• **TASK**
Copy the data below exactly, omitting any picture it contains.

• **COLLECTED DATA**
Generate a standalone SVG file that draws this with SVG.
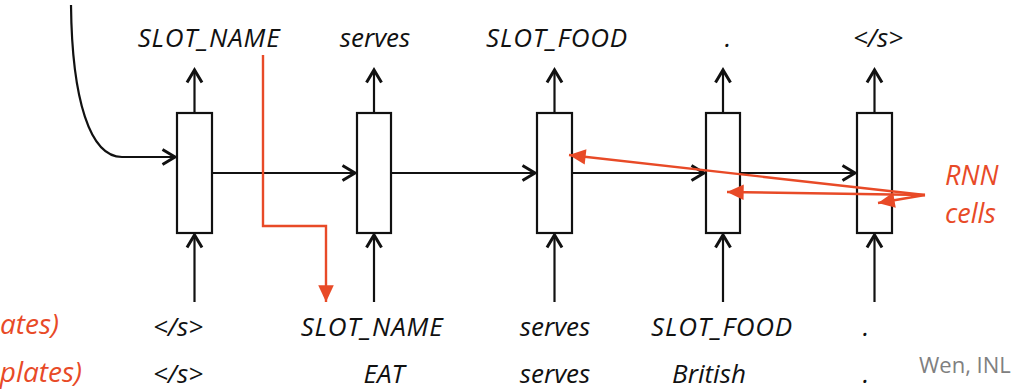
<svg xmlns="http://www.w3.org/2000/svg" width="1011" height="389" viewBox="0 0 1011 389">
<defs>
<style>
.t{font-family:"Open Sans","Liberation Sans",sans-serif;font-style:italic;font-size:26px;fill:#111;text-anchor:middle}
.s{letter-spacing:0.8px}
.r{font-family:"Open Sans","Liberation Sans",sans-serif;font-style:italic;font-size:26px;fill:#E84A27}
.r28{font-size:28px}
.r27{font-size:27px}
.cell{fill:#fff;stroke:#111;stroke-width:2.2}
.k{fill:none;stroke:#111;stroke-width:2.2}
.red{fill:none;stroke:#E84A27;stroke-width:2.4}
</style>
<marker id="ah" markerUnits="userSpaceOnUse" markerWidth="20" markerHeight="20" viewBox="-12 -8 14 16" refX="0" refY="0" orient="auto">
<path d="M-10,-6 L0,0 L-10,6" fill="none" stroke="#111" stroke-width="2.4"/>
</marker>
<marker id="rh" markerUnits="userSpaceOnUse" markerWidth="20" markerHeight="20" viewBox="-16 -8 18 16" refX="0" refY="0" orient="auto">
<path d="M-15,-7 L0,0 L-15,7 Z" fill="#E84A27"/>
</marker>
</defs>
<g id="connectors">
<path class="k" d="M71,5 C72,100 90,157 122,157 L175,157" marker-end="url(#ah)"/>
<line class="k" x1="212" y1="173" x2="355" y2="173" marker-end="url(#ah)"/>
<line class="k" x1="391" y1="173" x2="535" y2="173" marker-end="url(#ah)"/>
<line class="k" x1="572" y1="173" x2="704" y2="173" marker-end="url(#ah)"/>
<line class="k" x1="740" y1="173" x2="855" y2="173" marker-end="url(#ah)"/>
<line class="k" x1="194.5" y1="113" x2="194.5" y2="70" marker-end="url(#ah)"/>
<line class="k" x1="374" y1="113" x2="374" y2="70" marker-end="url(#ah)"/>
<line class="k" x1="554.5" y1="113" x2="554.5" y2="70" marker-end="url(#ah)"/>
<line class="k" x1="723" y1="113" x2="723" y2="70" marker-end="url(#ah)"/>
<line class="k" x1="874.5" y1="113" x2="874.5" y2="70" marker-end="url(#ah)"/>
<line class="k" x1="194.5" y1="302" x2="194.5" y2="235" marker-end="url(#ah)"/>
<line class="k" x1="374" y1="302" x2="374" y2="235" marker-end="url(#ah)"/>
<line class="k" x1="554.5" y1="302" x2="554.5" y2="235" marker-end="url(#ah)"/>
<line class="k" x1="723" y1="302" x2="723" y2="235" marker-end="url(#ah)"/>
<line class="k" x1="874.5" y1="302" x2="874.5" y2="235" marker-end="url(#ah)"/>
</g>
<g id="cell1"><rect class="cell" x="177" y="113" width="35" height="120"/></g>
<g id="cell2"><rect class="cell" x="357" y="113" width="34" height="120"/></g>
<g id="cell3"><rect class="cell" x="537" y="113" width="35" height="120"/></g>
<g id="cell4"><rect class="cell" x="706" y="113" width="34" height="120"/></g>
<g id="cell5"><rect class="cell" x="857" y="113" width="35" height="120"/></g>
<g id="red-connectors">
<path class="red" d="M263,55 L263,226 L326,226 L326,302" marker-end="url(#rh)"/>
<line class="red" x1="925" y1="195" x2="569" y2="155" marker-end="url(#rh)"/>
<line class="red" x1="925" y1="195" x2="727" y2="192" marker-end="url(#rh)"/>
<line class="red" x1="925" y1="195" x2="878" y2="203" marker-end="url(#rh)"/>
</g>
<g id="labels-top">
<text class="t s" x="209" y="47">SLOT_NAME</text>
<text class="t" x="375" y="47">serves</text>
<text class="t s" x="557" y="47">SLOT_FOOD</text>
<text class="t" x="728" y="47">.</text>
<text class="t" x="878" y="47">&lt;/s&gt;</text>
</g>
<g id="labels-in1">
<text class="t" x="178" y="336">&lt;/s&gt;</text>
<text class="t s" x="372" y="336">SLOT_NAME</text>
<text class="t" x="555" y="336">serves</text>
<text class="t s" x="722" y="336">SLOT_FOOD</text>
<text class="t" x="866" y="336">.</text>
</g>
<g id="labels-in2">
<text class="t" x="178" y="383">&lt;/s&gt;</text>
<text class="t" x="384" y="383">EAT</text>
<text class="t" x="555" y="383">serves</text>
<text class="t" x="709" y="383">British</text>
<text class="t" x="866" y="383">.</text>
</g>
<g id="side">
<text class="r r28" x="59" y="334" text-anchor="end">ates)</text>
<text class="r r28" x="82" y="382" text-anchor="end">plates)</text>
<text class="r r27" x="945" y="185">RNN</text>
<text class="r r27" x="945" y="223">cells</text>
<text x="919" y="373" font-family="'Open Sans','Liberation Sans',sans-serif" font-size="22" fill="#808080">Wen, INL</text>
</g>
</svg>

• **EXERCISE OUTPUT**
Generate a standalone SVG file that draws this with SVG.
<svg xmlns="http://www.w3.org/2000/svg" width="1011" height="389" viewBox="0 0 1011 389">
<defs>
<style>
.t{font-family:"Open Sans","Liberation Sans",sans-serif;font-style:italic;font-size:26px;fill:#111;text-anchor:middle}
.s{letter-spacing:0.8px}
.r{font-family:"Open Sans","Liberation Sans",sans-serif;font-style:italic;font-size:26px;fill:#E84A27}
.r28{font-size:28px}
.r27{font-size:27px}
.cell{fill:#fff;stroke:#111;stroke-width:2.2}
.k{fill:none;stroke:#111;stroke-width:2.2}
.red{fill:none;stroke:#E84A27;stroke-width:2.4}
</style>
<marker id="ah" markerUnits="userSpaceOnUse" markerWidth="20" markerHeight="20" viewBox="-12 -8 14 16" refX="0" refY="0" orient="auto">
<path d="M-10,-6 L0,0 L-10,6" fill="none" stroke="#111" stroke-width="2.4"/>
</marker>
<marker id="rh" markerUnits="userSpaceOnUse" markerWidth="20" markerHeight="20" viewBox="-16 -8 18 16" refX="0" refY="0" orient="auto">
<path d="M-15,-7 L0,0 L-15,7 Z" fill="#E84A27"/>
</marker>
</defs>
<g id="connectors">
<path class="k" d="M71,5 C72,100 90,157 122,157 L175,157" marker-end="url(#ah)"/>
<line class="k" x1="212" y1="173" x2="355" y2="173" marker-end="url(#ah)"/>
<line class="k" x1="391" y1="173" x2="535" y2="173" marker-end="url(#ah)"/>
<line class="k" x1="572" y1="173" x2="704" y2="173" marker-end="url(#ah)"/>
<line class="k" x1="740" y1="173" x2="855" y2="173" marker-end="url(#ah)"/>
<line class="k" x1="194.5" y1="113" x2="194.5" y2="70" marker-end="url(#ah)"/>
<line class="k" x1="374" y1="113" x2="374" y2="70" marker-end="url(#ah)"/>
<line class="k" x1="554.5" y1="113" x2="554.5" y2="70" marker-end="url(#ah)"/>
<line class="k" x1="723" y1="113" x2="723" y2="70" marker-end="url(#ah)"/>
<line class="k" x1="874.5" y1="113" x2="874.5" y2="70" marker-end="url(#ah)"/>
<line class="k" x1="194.5" y1="302" x2="194.5" y2="235" marker-end="url(#ah)"/>
<line class="k" x1="374" y1="302" x2="374" y2="235" marker-end="url(#ah)"/>
<line class="k" x1="554.5" y1="302" x2="554.5" y2="235" marker-end="url(#ah)"/>
<line class="k" x1="723" y1="302" x2="723" y2="235" marker-end="url(#ah)"/>
<line class="k" x1="874.5" y1="302" x2="874.5" y2="235" marker-end="url(#ah)"/>
</g>
<g id="cell1"><rect class="cell" x="177" y="113" width="35" height="120"/></g>
<g id="cell2"><rect class="cell" x="357" y="113" width="34" height="120"/></g>
<g id="cell3"><rect class="cell" x="537" y="113" width="35" height="120"/></g>
<g id="cell4"><rect class="cell" x="706" y="113" width="34" height="120"/></g>
<g id="cell5"><rect class="cell" x="857" y="113" width="35" height="120"/></g>
<g id="red-connectors">
<path class="red" d="M263,55 L263,226 L326,226 L326,302" marker-end="url(#rh)"/>
<line class="red" x1="925" y1="195" x2="569" y2="155" marker-end="url(#rh)"/>
<line class="red" x1="925" y1="195" x2="727" y2="192" marker-end="url(#rh)"/>
<line class="red" x1="925" y1="195" x2="878" y2="203" marker-end="url(#rh)"/>
</g>
<g id="labels-top">
<text class="t s" x="209" y="47">SLOT_NAME</text>
<text class="t" x="375" y="47">serves</text>
<text class="t s" x="557" y="47">SLOT_FOOD</text>
<text class="t" x="728" y="47">.</text>
<text class="t" x="878" y="47">&lt;/s&gt;</text>
</g>
<g id="labels-in1">
<text class="t" x="178" y="336">&lt;/s&gt;</text>
<text class="t s" x="372" y="336">SLOT_NAME</text>
<text class="t" x="555" y="336">serves</text>
<text class="t s" x="722" y="336">SLOT_FOOD</text>
<text class="t" x="866" y="336">.</text>
</g>
<g id="labels-in2">
<text class="t" x="178" y="383">&lt;/s&gt;</text>
<text class="t" x="384" y="383">EAT</text>
<text class="t" x="555" y="383">serves</text>
<text class="t" x="709" y="383">British</text>
<text class="t" x="866" y="383">.</text>
</g>
<g id="side">
<text class="r r28" x="59" y="334" text-anchor="end">ates)</text>
<text class="r r28" x="82" y="382" text-anchor="end">plates)</text>
<text class="r r27" x="945" y="185">RNN</text>
<text class="r r27" x="945" y="223">cells</text>
<text x="919" y="373" font-family="'Open Sans','Liberation Sans',sans-serif" font-size="22" fill="#808080">Wen, INL</text>
</g>
</svg>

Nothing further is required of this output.